If we wanted to see data on I/O operations broken down by process, we can use some of the counters available in the Process category.
IO Data Bytes/sec
is the amount of data transferred in I/O operations. For Analysis
Services this includes reads and writes to files and communication
between client tools and Analysis Services. Monitoring it can help us
understand if a lack of CPU activity while queries are running on
Analysis Services is the result of I/O operations or not.
IO Write Bytes/sec is the amount of data transferred in write I/O operations
IO Read Bytes/sec is the amount of data transferred in read I/O operations
Finally, we have the Processor
category of counters, which provides data on the usage of each
processor as well as aggregated values for all processors on the server.

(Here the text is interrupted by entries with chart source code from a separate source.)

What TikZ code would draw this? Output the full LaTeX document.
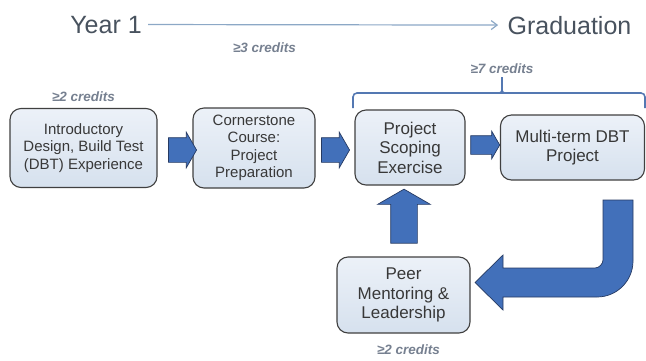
\documentclass[tikz,border=0pt]{standalone}
\usepackage{fontspec}
\setmainfont{Liberation Sans}
\usetikzlibrary{shapes.arrows,arrows.meta,calc,positioning}
\definecolor{boxfill}{RGB}{214,225,238}
\definecolor{boxtop}{RGB}{236,241,248}
\definecolor{arrowblue}{RGB}{66,112,186}
\definecolor{arrowedge}{RGB}{38,58,98}
\definecolor{credgray}{RGB}{118,128,144}
\definecolor{lineblue}{RGB}{140,168,198}
\definecolor{bracecol}{RGB}{84,120,178}
\definecolor{titlegray}{RGB}{72,82,94}

\begin{document}
\begin{tikzpicture}[x=1pt,y=-1pt,
    stage/.style={draw=black!75,line width=1.1pt,rounded corners=11pt,top color=boxtop,bottom color=boxfill,
      align=center,text=black!78,inner sep=2pt},
    smalltext/.style={font=\fontsize{15}{17.5}\selectfont},
    largetext/.style={font=\fontsize{17}{19.5}\selectfont},
    credits/.style={text=credgray,font=\fontsize{13.5}{15}\selectfont\bfseries\itshape},
    title/.style={text=titlegray,font=\fontsize{25}{28}\selectfont,anchor=base},
    blockarrow/.style 2 args={single arrow,draw=arrowedge,fill=arrowblue,line width=0.7pt,
      single arrow tip angle=120,inner xsep=0pt,inner ysep=#1,single arrow head extend=#2},
  ]
  \useasboundingbox (0,0) rectangle (646,360);

  \node[title] (year) at (106,33) {Year 1};
  \node[title] (grad) at (569.5,34) {Graduation};
  \draw[lineblue,line width=1.2pt,-{Straight Barb[length=6pt,width=9pt]},shorten <=3pt,shorten >=6pt]
    (year.east) -- (grad.west);

  \node[stage,smalltext,minimum width=147pt,minimum height=79pt] (intro) at (83.5,148)
    {Introductory\\Design, Build Test\\(DBT) Experience};
  \node[stage,smalltext,minimum width=122pt,minimum height=80pt] (corner) at (254,148)
    {Cornerstone\\Course:\\Project\\Preparation};
  \node[stage,largetext,minimum width=110pt,minimum height=75pt] (scope) at (410,147.5)
    {Project\\Scoping\\Exercise};
  \node[stage,largetext,minimum width=144pt,minimum height=65pt] (multi) at (572.5,147.5)
    {Multi-term DBT\\Project};
  \node[stage,largetext,minimum width=133pt,minimum height=76pt] (peer) at (403.5,295)
    {Peer\\Mentoring \&\\Leadership};

  \node[credits,above=3pt of intro] (credintro) {≥2 credits};
  \node[credits] (credcorner) at (264.5,48) {≥3 credits};
  \node[credits,below=8pt of peer.south,xshift=5pt] (credpeer) {≥2 credits};

  \node[blockarrow={12pt}{5.5pt},minimum height=28pt] (arrowa) at (179,150) {};
  \node[blockarrow={12pt}{5.5pt},minimum height=28pt] (arrowb) at (332,150) {};
  \node[blockarrow={9pt}{4.5pt},minimum height=29pt] (arrowc) at (482.5,145) {};
  \node[blockarrow={13pt}{13pt},minimum height=54pt,rotate=90] (arrowup) at (404,220) {};

  \draw[arrowedge,fill=arrowblue,line width=0.7pt]
    (603,200) -- (633,200) -- (633,261) .. controls (633,280.9) and (616.9,297) .. (597,297)
    -- (503,297) -- (503,310) -- (475,282.5) -- (503,255) -- (503,268) -- (595,268)
    .. controls (599.4,268) and (603,263.6) .. (603,260) -- cycle;

  \coordinate (bracetip) at (502,77);
  \draw[bracecol,line width=1.6pt,rounded corners=4pt] (353,108) -- (353,93) -- (645,93) -- (645,108);
  \draw[bracecol,line width=1.6pt] (496,93) .. controls (502,93) .. (502,86) -- (bracetip);
  \draw[bracecol,line width=1.6pt] (508,93) .. controls (502,93) .. (502,86);
  \node[credits,above=0pt of bracetip] (credmulti) {≥7 credits};
\end{tikzpicture}
\end{document}
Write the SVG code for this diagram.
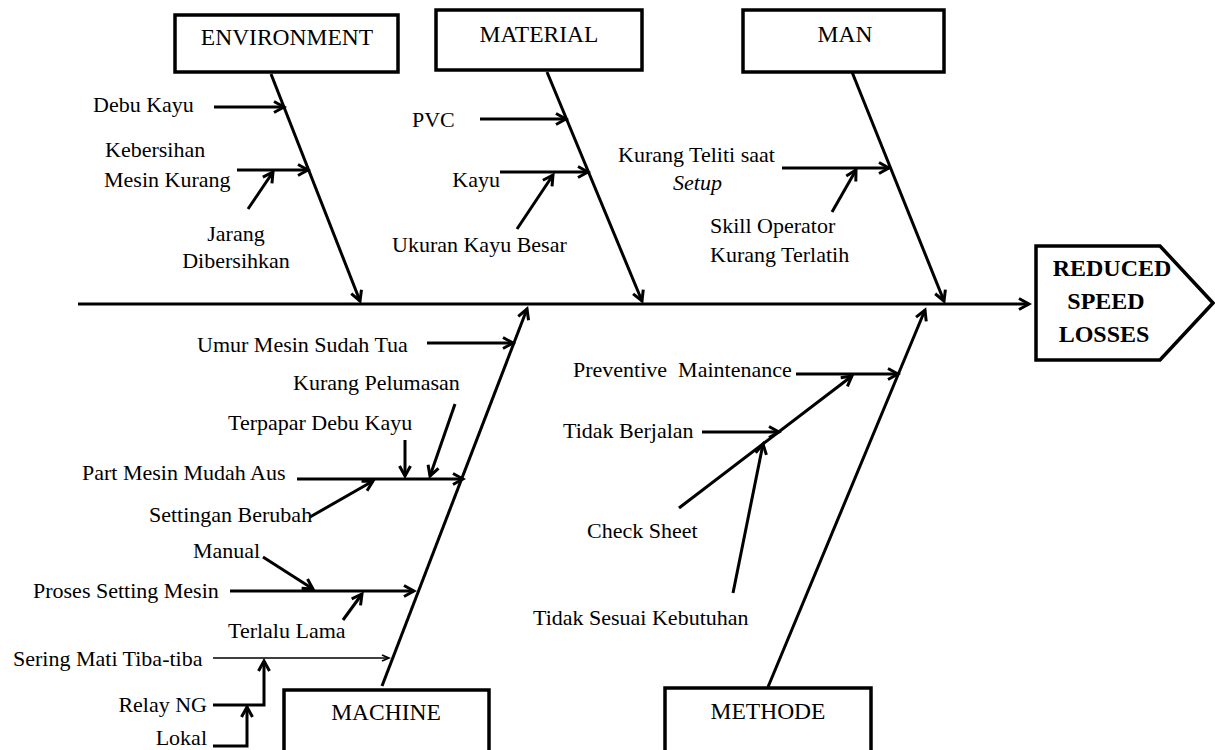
<svg xmlns="http://www.w3.org/2000/svg" width="1215" height="750" viewBox="0 0 1215 750">
<style>
text{font-family:"Liberation Serif","Times New Roman",serif;font-size:22px;fill:#000}
.t{font-size:23.5px}
.c{text-anchor:middle}
.e{text-anchor:end}
.b{font-weight:bold;font-size:24px}
.box{fill:#fff;stroke:#000;stroke-width:3.5}
.ln{fill:none;stroke:#000;stroke-width:3}
.thin{fill:none;stroke:#000;stroke-width:1.5}
</style>
<defs>
<marker id="ah" markerUnits="userSpaceOnUse" markerWidth="16" markerHeight="16" viewBox="0 0 16 16" refX="13" refY="8" orient="auto">
<path d="M3,2.5 L13,8 L3,13.5" fill="none" stroke="#000" stroke-width="3"/>
</marker>
<marker id="ahs" markerUnits="userSpaceOnUse" markerWidth="12" markerHeight="12" viewBox="0 0 12 12" refX="10" refY="6" orient="auto">
<path d="M3,3 L10,6 L3,9" fill="none" stroke="#000" stroke-width="1.8"/>
</marker>
</defs>
<rect width="1215" height="750" fill="#fff"/>

<g id="connectors">
<line class="ln" x1="78" y1="304" x2="1029" y2="304" marker-end="url(#ah)"/>
<line class="ln" x1="271" y1="74" x2="360" y2="301" marker-end="url(#ah)"/>
<line class="ln" x1="547" y1="72" x2="642" y2="301" marker-end="url(#ah)"/>
<line class="ln" x1="852" y1="72" x2="944" y2="301" marker-end="url(#ah)"/>
<line class="ln" x1="382" y1="686" x2="527" y2="309" marker-end="url(#ah)"/>
<line class="ln" x1="768" y1="687" x2="925" y2="310" marker-end="url(#ah)"/>

<line class="ln" x1="214" y1="107" x2="284" y2="107" marker-end="url(#ah)"/>
<line class="ln" x1="237" y1="170" x2="308" y2="170" marker-end="url(#ah)"/>
<line class="ln" x1="248" y1="209" x2="273" y2="172" marker-end="url(#ah)"/>

<line class="ln" x1="480" y1="119" x2="566" y2="119" marker-end="url(#ah)"/>
<line class="ln" x1="500" y1="172" x2="588" y2="172" marker-end="url(#ah)"/>
<line class="ln" x1="517" y1="229" x2="553" y2="175" marker-end="url(#ah)"/>

<line class="ln" x1="782" y1="168" x2="889" y2="168" marker-end="url(#ah)"/>
<line class="ln" x1="832" y1="212" x2="856" y2="170" marker-end="url(#ah)"/>

<line class="ln" x1="427" y1="343" x2="513" y2="343" marker-end="url(#ah)"/>
<line class="ln" x1="297" y1="479" x2="463" y2="479" marker-end="url(#ah)"/>
<line class="ln" x1="405" y1="440" x2="405" y2="476" marker-end="url(#ah)"/>
<line class="ln" x1="455" y1="404" x2="430" y2="476" marker-end="url(#ah)"/>
<line class="ln" x1="310" y1="517" x2="373" y2="481" marker-end="url(#ah)"/>
<line class="ln" x1="263" y1="557" x2="313" y2="589" marker-end="url(#ah)"/>
<line class="ln" x1="230" y1="591" x2="414" y2="591" marker-end="url(#ah)"/>
<line class="ln" x1="343" y1="620" x2="362" y2="594" marker-end="url(#ah)"/>
<line class="thin" x1="213" y1="658" x2="389" y2="658" marker-end="url(#ahs)"/>
<polyline class="ln" points="213,705 264,705 264,661" marker-end="url(#ah)"/>
<polyline class="ln" points="213,746 247,746 247,707" marker-end="url(#ah)"/>

<line class="ln" x1="796" y1="374" x2="898" y2="374" marker-end="url(#ah)"/>
<line class="ln" x1="679" y1="508" x2="852" y2="376" marker-end="url(#ah)"/>
<line class="ln" x1="702" y1="432" x2="779" y2="432" marker-end="url(#ah)"/>
<line class="ln" x1="733" y1="593" x2="763" y2="444" marker-end="url(#ah)"/>
</g>

<g id="environment">
<rect class="box" x="175" y="15" width="223" height="57"/>
<text class="t c" x="287" y="45">ENVIRONMENT</text>
</g>
<g id="material">
<rect class="box" x="436" y="10" width="206" height="60"/>
<text class="t c" x="539" y="42">MATERIAL</text>
</g>
<g id="man">
<rect class="box" x="743" y="10" width="201" height="62"/>
<text class="t c" x="845" y="42">MAN</text>
</g>
<g id="machine">
<rect class="box" x="284" y="690" width="205" height="64"/>
<text class="t c" x="386" y="720">MACHINE</text>
</g>
<g id="methode">
<rect class="box" x="665" y="688" width="206" height="66"/>
<text class="t c" x="768" y="719">METHODE</text>
</g>
<g id="effect">
<polygon points="1036,246 1160,246 1213,303 1160,360 1036,360" fill="#fff" stroke="#000" stroke-width="3.5"/>
<text class="b c" x="1112" y="276">REDUCED</text>
<text class="b c" x="1106" y="309">SPEED</text>
<text class="b c" x="1104" y="342">LOSSES</text>
</g>

<g id="env-causes">
<text x="93" y="112">Debu Kayu</text>
<text x="105" y="157">Kebersihan</text>
<text x="104" y="187">Mesin Kurang</text>
<text class="c" x="236" y="241">Jarang</text>
<text class="c" x="236" y="268">Dibersihkan</text>
</g>
<g id="material-causes">
<text x="412" y="127">PVC</text>
<text class="e" x="500" y="187">Kayu</text>
<text x="392" y="252">Ukuran Kayu Besar</text>
</g>
<g id="man-causes">
<text x="618" y="162">Kurang Teliti saat</text>
<text x="673" y="190" font-style="italic">Setup</text>
<text x="710" y="233">Skill Operator</text>
<text x="710" y="262">Kurang Terlatih</text>
</g>
<g id="machine-causes">
<text x="197" y="352">Umur Mesin Sudah Tua</text>
<text x="293" y="390">Kurang Pelumasan</text>
<text x="228" y="430">Terpapar Debu Kayu</text>
<text x="82" y="480">Part Mesin Mudah Aus</text>
<text x="149" y="522">Settingan Berubah</text>
<text x="193" y="558">Manual</text>
<text x="33" y="598">Proses Setting Mesin</text>
<text x="228" y="638">Terlalu Lama</text>
<text x="13" y="666">Sering Mati Tiba-tiba</text>
<text class="e" x="207" y="712">Relay NG</text>
<text class="e" x="207" y="745">Lokal</text>
</g>
<g id="methode-causes">
<text x="573" y="377" style="white-space:pre">Preventive  Maintenance</text>
<text x="563" y="438">Tidak Berjalan</text>
<text x="587" y="538">Check Sheet</text>
<text x="533" y="625">Tidak Sesuai Kebutuhan</text>
</g>
</svg>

When monitoring Analysis Services the only significant counter is % Processor Time,
which allows us to compare the CPU usage of Analysis Services to the
total CPU usage of all processes on the server. If, for example,
Analysis Services is consuming 50% of CPU and overall CPU usage is at
100%, then Analysis Services is sharing the CPU with other processes. In
this kind of situation, to free up resources for Analysis Services we
either need to move other processes to a different server, or we can add
more processing power to the server. To monitor the CPU usage of
Analysis Services we can use the % Processor Time counter from the Process category, and select the msmdsrv process.
Resource Monitor
With Windows Vista and
Windows Server 2008 a new tool has been introduced to allow us to
monitor the core performance counters easily: Resource Monitor, which can be found by opening the Reliability and Performance Monitor shortcut in Administrative Tools, or by clicking the Resource Monitor button in the Performance tab of Task Manager. The following screenshot shows Resource Monitor:
As well as giving us a concise view of the most important performance counters on a server, for each type of resource (Memory, CPU, and I/O, which is divided into Disk and Network) we can drill down into the details of each process's resource consumption, as shown in the following screenshot:
In the case of the Disk section, the details show one line for each open file. The Network section shows each open connection; Memory has a line for each process and CPU
has a line for each process or service running on the system (if a
single process hosts several services, their consumption is split across
several lines however, Analysis Services is hosted in a dedicated
process and so this is not relevant for us).
The only limitation of Resource Monitor
is that we cannot choose the columns we want to display, like we can do
with Windows Task Manager. However, the columns that are shown are well
chosen and should cover most of our immediate needs when we have to
monitor a server running Analysis Services.